SET PROBLEM -> Reply with one number: the count of lines in the data that hold the string "this".

━━━ RECORDED INFORMATION ━━━

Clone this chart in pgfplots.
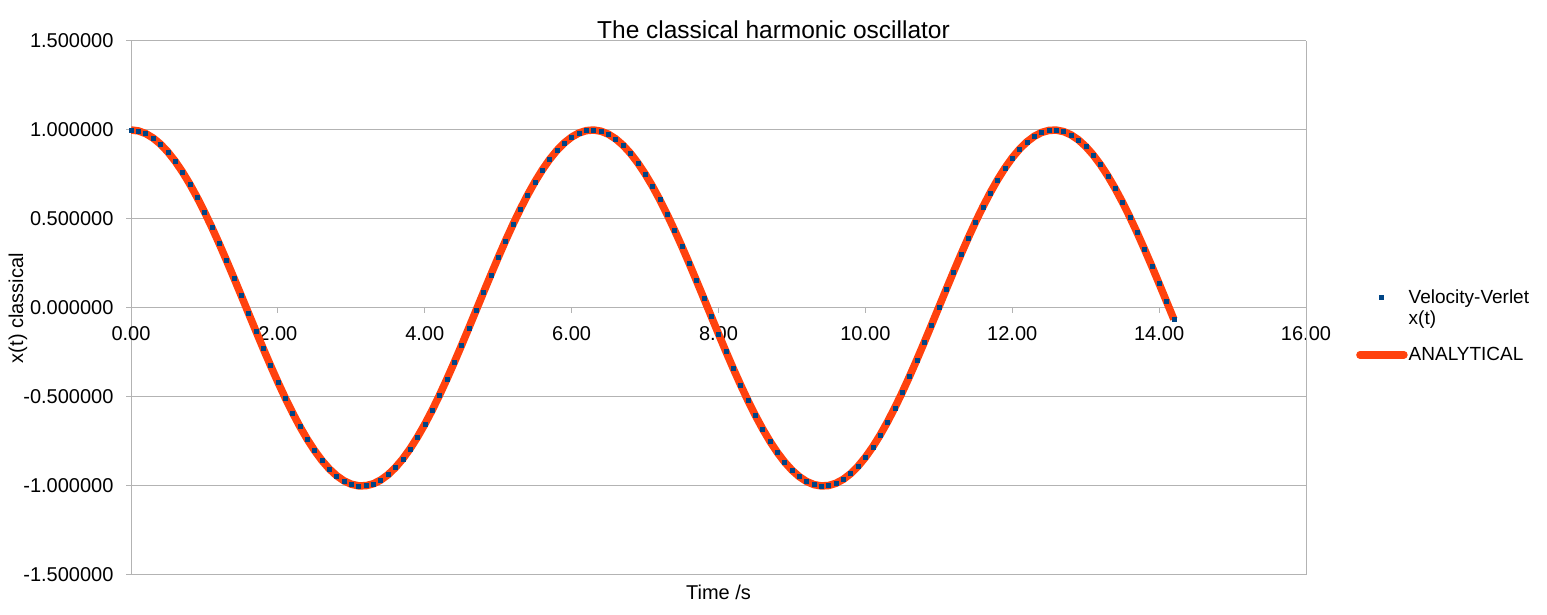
\documentclass[border=0pt]{standalone}
\usepackage{fontspec}
\setmainfont{Liberation Sans}
\usepackage{pgfplots}
\usepackage{pgfplotstable}
\pgfplotsset{compat=1.18}
\definecolor{vvblue}{HTML}{004586}
\definecolor{anorange}{HTML}{FF420E}
\definecolor{gridgray}{HTML}{B3B3B3}

\pgfplotsset{
    leganal/.style={legend image code/.code={\draw[##1, line cap=round] (0pt,0pt) -- (44pt,0pt);}},
    legverlet/.style={legend image code/.code={\path[draw=none] (0pt,0pt) -- (44pt,0pt);
        \draw[##1] plot coordinates {(21pt,11pt)};}},
}

% t, x(t) -- the Verlet points and the analytical curve coincide at this scale
\pgfplotstableread{
t x
0.0 1.0000
0.1 0.9950
0.2 0.9801
0.3 0.9553
0.4 0.9211
0.5 0.8776
0.6 0.8253
0.7 0.7648
0.8 0.6967
0.9 0.6216
1.0 0.5403
1.1 0.4536
1.2 0.3624
1.3 0.2675
1.4 0.1700
1.5 0.0707
1.6 -0.0292
1.7 -0.1288
1.8 -0.2272
1.9 -0.3233
2.0 -0.4161
2.1 -0.5048
2.2 -0.5885
2.3 -0.6663
2.4 -0.7374
2.5 -0.8011
2.6 -0.8569
2.7 -0.9041
2.8 -0.9422
2.9 -0.9710
3.0 -0.9900
3.1 -0.9991
3.2 -0.9983
3.3 -0.9875
3.4 -0.9668
3.5 -0.9365
3.6 -0.8968
3.7 -0.8481
3.8 -0.7910
3.9 -0.7259
4.0 -0.6536
4.1 -0.5748
4.2 -0.4903
4.3 -0.4008
4.4 -0.3073
4.5 -0.2108
4.6 -0.1122
4.7 -0.0124
4.8 0.0875
4.9 0.1865
5.0 0.2837
5.1 0.3780
5.2 0.4685
5.3 0.5544
5.4 0.6347
5.5 0.7087
5.6 0.7756
5.7 0.8347
5.8 0.8855
5.9 0.9275
6.0 0.9602
6.1 0.9833
6.2 0.9965
6.3 0.9999
6.4 0.9932
6.5 0.9766
6.6 0.9502
6.7 0.9144
6.8 0.8694
6.9 0.8157
7.0 0.7539
7.1 0.6845
7.2 0.6084
7.3 0.5261
7.4 0.4385
7.5 0.3466
7.6 0.2513
7.7 0.1534
7.8 0.0540
7.9 -0.0460
8.0 -0.1455
8.1 -0.2435
8.2 -0.3392
8.3 -0.4314
8.4 -0.5193
8.5 -0.6020
8.6 -0.6787
8.7 -0.7486
8.8 -0.8111
8.9 -0.8654
9.0 -0.9111
9.1 -0.9477
9.2 -0.9748
9.3 -0.9922
9.4 -0.9997
9.5 -0.9972
9.6 -0.9847
9.7 -0.9624
9.8 -0.9304
9.9 -0.8892
10.0 -0.8391
10.1 -0.7806
10.2 -0.7143
10.3 -0.6408
10.4 -0.5610
10.5 -0.4755
10.6 -0.3853
10.7 -0.2913
10.8 -0.1943
10.9 -0.0954
11.0 0.0044
11.1 0.1042
11.2 0.2030
11.3 0.2997
11.4 0.3935
11.5 0.4833
11.6 0.5683
11.7 0.6476
11.8 0.7204
11.9 0.7861
12.0 0.8439
12.1 0.8932
12.2 0.9336
12.3 0.9647
12.4 0.9862
12.5 0.9978
12.6 0.9994
12.7 0.9911
12.8 0.9728
12.9 0.9449
13.0 0.9074
13.1 0.8610
13.2 0.8059
13.3 0.7428
13.4 0.6722
13.5 0.5949
13.6 0.5117
13.7 0.4234
13.8 0.3308
13.9 0.2349
14.0 0.1367
14.1 0.0372
14.2 -0.0628
}\oscdata

\begin{document}
\begin{tikzpicture}
\useasboundingbox (0pt,0pt) rectangle (1547pt,615pt);
\begin{axis}[
    at={(131pt,40pt)}, anchor=south west,
    scale only axis, width=1175pt, height=534pt,
    xmin=0, xmax=16, ymin=-1.5, ymax=1.5,
    axis x line=middle, axis y line=left,
    axis line style={draw=gridgray, line width=1pt, -},
    hide obscured x ticks=false, hide obscured y ticks=false,
    xtick={0,2,4,6,8,10,12,14,16},
    ytick={-1.5,-1,-0.5,0,0.5,1,1.5},
    tick align=outside, major tick length=5pt,
    tick style={draw=gridgray, line width=1pt},
    ymajorgrids,
    major grid style={draw=gridgray, line width=1pt},
    extra x ticks={16}, extra x tick labels={},
    extra x tick style={grid=major, major tick length=0pt},
    /pgf/number format/assume math mode=true,
    tick label style={font=\fontsize{20pt}{24pt}\selectfont},
    xticklabel style={yshift=-10pt,
        /pgf/number format/.cd, fixed, fixed zerofill, precision=2},
    yticklabel style={xshift=-9pt,
        /pgf/number format/.cd, fixed, fixed zerofill, precision=6},
    title={The classical harmonic oscillator},
    title style={at={(axis description cs:0.5,1)}, anchor=base, xshift=55pt, yshift=-4pt,
        font=\fontsize{24.5pt}{28pt}\selectfont},
    xlabel={Time /s},
    xlabel style={at={(axis description cs:0.5,0)}, anchor=base, yshift=-25pt,
        font=\fontsize{20pt}{24pt}\selectfont},
    ylabel={x(t) classical},
    ylabel style={at={(axis description cs:-0.0962,0.5)}, anchor=center,
        font=\fontsize{20pt}{24pt}\selectfont},
    reverse legend,
    legend cell align=left,
    legend style={at={(axis description cs:1.040,0.5395)}, anchor=north west,
        draw=none, fill=none, font=\fontsize{19pt}{21pt}\selectfont,
        nodes={align=left, inner sep=1pt}, row sep=19pt},
]
\addplot[anorange, line width=7.5pt, line join=round, no markers, leganal]
    table[x=t, y=x] {\oscdata};
\addlegendentry{ANALYTICAL}
\addplot[only marks, mark=square*, mark size=2pt, vvblue, legverlet]
    table[x=t, y=x] {\oscdata};
\addlegendentry{Velocity-Verlet\\x(t)}
\end{axis}
\end{tikzpicture}
\end{document}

━━━

FINAL ANSWER -> 2